1. [concepts/auth-and-processing-modes.md](concepts/auth-and-processing-modes.md)
2. [scenarios/high-level-scenarios.md](scenarios/high-level-scenarios.md)
3. [examples/fast-mode-node.md](examples/fast-mode-node.md)
4. [examples/batch-webhook-pipeline.md](examples/batch-webhook-pipeline.md)
5. [references/api-reference.md](references/api-reference.md)
6. [references/environment-variables.md](references/environment-variables.md)
7. [references/samples-validation.md](references/samples-validation.md)
8. [references/versioning-and-drift.md](references/versioning-and-drift.md)
9. [troubleshooting/common-drift-and-breaks.md](troubleshooting/common-drift-and-breaks.md)
10. [RUNBOOK.md](RUNBOOK.md)

## Core Workflow

1. Get Build-platform credentials and generate an HS256 JWT.
2. Choose **fast mode** for one short file or **batch mode** for stored archives / large sets.
3. Submit the transcription request.
4. For batch jobs, poll job/file status or receive webhook notifications.
5. Persist and post-process transcript JSON.

## Hosted Fast-Mode Guardrail

- The formal fast-mode API limits are `100 MB` and `2 hours`, but hosted browser flows can still time out before the upstream response returns.
- Current deployed-sample observations:
  - ~17.2 MB MP4 completed in about `26s`
  - ~38.6 MB MP4 completed in about `26-37s`
  - ~59.2 MB MP4 completed in about `32-34s` on the backend
  - some ~59.2 MB browser requests still surfaced as frontend `504` while backend logs later showed `200`
- Treat frontend `504` plus backend `200` as a browser/edge timeout race, not an automatic transcription failure.
- For hosted UIs, prefer an async request/polling wrapper for fast mode instead of holding the browser open for the full upstream response.
- For larger or less predictable media, prefer batch mode even when the file is still within the formal fast-mode size limit.

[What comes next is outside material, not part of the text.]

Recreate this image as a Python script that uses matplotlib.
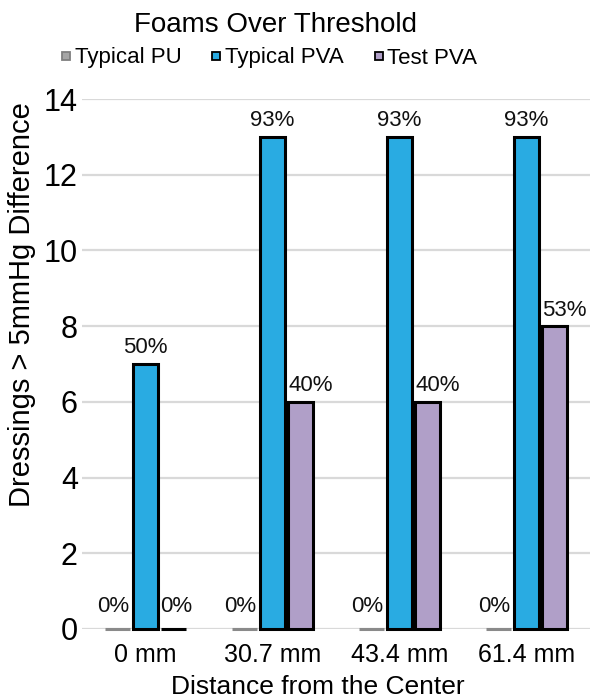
import matplotlib
matplotlib.use("Agg")
import matplotlib.pyplot as plt
from matplotlib.lines import Line2D
import numpy as np

plt.rcParams['font.family'] = ['Liberation Sans', 'DejaVu Sans']

categories = ["0 mm", "30.7 mm", "43.4 mm", "61.4 mm"]
series_names = ["Typical PU", "Typical PVA", "Test PVA"]
typical_pu = [0, 0, 0, 0]
typical_pva = [7, 13, 13, 13]
test_pva = [0, 6, 6, 8]
pu_labels = ["0%", "0%", "0%", "0%"]
pva_labels = ["50%", "93%", "93%", "93%"]
test_labels = ["0%", "40%", "40%", "53%"]
yticks = [0, 2, 4, 6, 8, 10, 12, 14]

fills = ["#a5a5a5", "#29abe2", "#b09fc8"]
edges = ["#8a8a8a", "#000000", "#000000"]

fig = plt.figure(figsize=(5.98, 6.99), dpi=100)
ax = fig.add_axes([82/598, 1-629/699, (590-82)/598, (629-99)/699])

x = np.arange(len(categories))
w = 0.195
offs = [-0.22, 0.0, 0.22]
label_dx = [-3, 0, 2]
data = [typical_pu, typical_pva, test_pva]
labels = [pu_labels, pva_labels, test_labels]
for i in range(3):
    bars = ax.bar(x + offs[i], data[i], width=w,
                  color=fills[i], edgecolor=edges[i], linewidth=2.2, zorder=3, clip_on=False)
    for b, lab in zip(bars, labels[i]):
        h = b.get_height()
        if i == 2 and h > 0:
            ax.annotate(lab, (b.get_x(), h), xytext=(0, 4), textcoords='offset points',
                        ha='left', va='bottom', fontsize=16, color='#111111')
        else:
            ax.annotate(lab, (b.get_x() + b.get_width()/2, h),
                        xytext=(label_dx[i], 4 if h > 0 else 9), textcoords='offset points',
                        ha='center', va='bottom', fontsize=16, color='#111111')

ax.set_xlim(-0.5, 3.5)
ax.set_ylim(0, 14)
ax.set_yticks(yticks)
ax.set_xticks(x)
ax.set_xticklabels(categories, fontsize=18)
ax.tick_params(axis='x', length=0, pad=10)
ax.tick_params(axis='y', length=0, pad=3, labelsize=22)
ax.yaxis.grid(True, color='#d9d9d9', linewidth=1.6, zorder=0)
ax.set_axisbelow(True)
for s in ax.spines.values():
    s.set_visible(False)

fig.text(318/598, 1-687/699, "Distance from the Center", ha='center', va='center', fontsize=19)
fig.text(22/598, 1-305/699, "Dressings > 5mmHg Difference", rotation=90,
         ha='center', va='center', fontsize=21)
fig.text(275/598, 1-25/699, "Foams Over Threshold", ha='center', va='center', fontsize=20)

handles = [Line2D([], [], marker='s', linestyle='none', markersize=5.5,
                  markerfacecolor=fills[i], markeredgecolor=('#7f7f7f' if i == 0 else '#000000'),
                  markeredgewidth=1.3) for i in range(3)]
fig.legend(handles, series_names, loc='center', bbox_to_anchor=(268/598, 1-58/699),
           ncol=3, frameon=False, fontsize=16, handletextpad=0.05, columnspacing=1.2,
           handlelength=0.7, borderaxespad=0)

fig.savefig("out.png", dpi=100)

## Browser Microphone Pattern

- `scribe` does not expose a documented real-time streaming API surface.
- If you want a browser microphone experience, use pseudo-streaming:
  1. capture microphone audio in short chunks
  2. upload each chunk through the async fast-mode wrapper
  3. poll for completion
  4. append chunk transcripts in sequence
- Recommended starting cadence:
  - chunk size: `5 seconds`
  - acceptable range: `5-10 seconds`
  - in-flight chunk requests: `2-3`
- This is a practical UI pattern for incremental transcript updates, not a substitute for `rtms`.
- Treat this as a fallback demo pattern, not the preferred production architecture.
- It adds repeated upload overhead, chunk-boundary drift, browser codec/container variability, and transcript stitching complexity.
- If the user asks for actual live stream ingestion, low-latency continuous media, or server-push media transport, route to [../rtms/SKILL.md](../rtms/SKILL.md) instead.

## Endpoint Surface

| Mode | Method | Path | Use |
|------|--------|------|-----|
| Fast | `POST` | `/aiservices/scribe/transcribe` | Synchronous transcription for one file |
| Batch | `POST` | `/aiservices/scribe/jobs` | Submit asynchronous batch job |
| Batch | `GET` | `/aiservices/scribe/jobs` | List jobs |
| Batch | `GET` | `/aiservices/scribe/jobs/{jobId}` | Inspect job summary/state |
| Batch | `DELETE` | `/aiservices/scribe/jobs/{jobId}` | Cancel queued/processing job |
| Batch | `GET` | `/aiservices/scribe/jobs/{jobId}/files` | Inspect per-file results |

## High-Level Scenarios

- On-demand clip transcription after a user uploads one recording.
- Batch transcription of stored S3 call archives.
- Webhook-driven ETL pipeline that writes transcripts to your database/search index.
- Re-transcription of Zoom-managed recordings after exporting them to your own storage.
- Offline compliance or QA workflows that need timestamps, channel separation, and speaker hints.

## Chaining

- Stored Zoom recordings -> [../rest-api/SKILL.md](../rest-api/SKILL.md) + `scribe`
- Webhook verification hardening -> [../webhooks/SKILL.md](../webhooks/SKILL.md)
- Real-time live transcript/media -> [../rtms/SKILL.md](../rtms/SKILL.md)
- Cross-product routing -> [../general/SKILL.md](../general/SKILL.md)

## Operations

- [RUNBOOK.md](RUNBOOK.md) - 5-minute preflight and debugging checklist.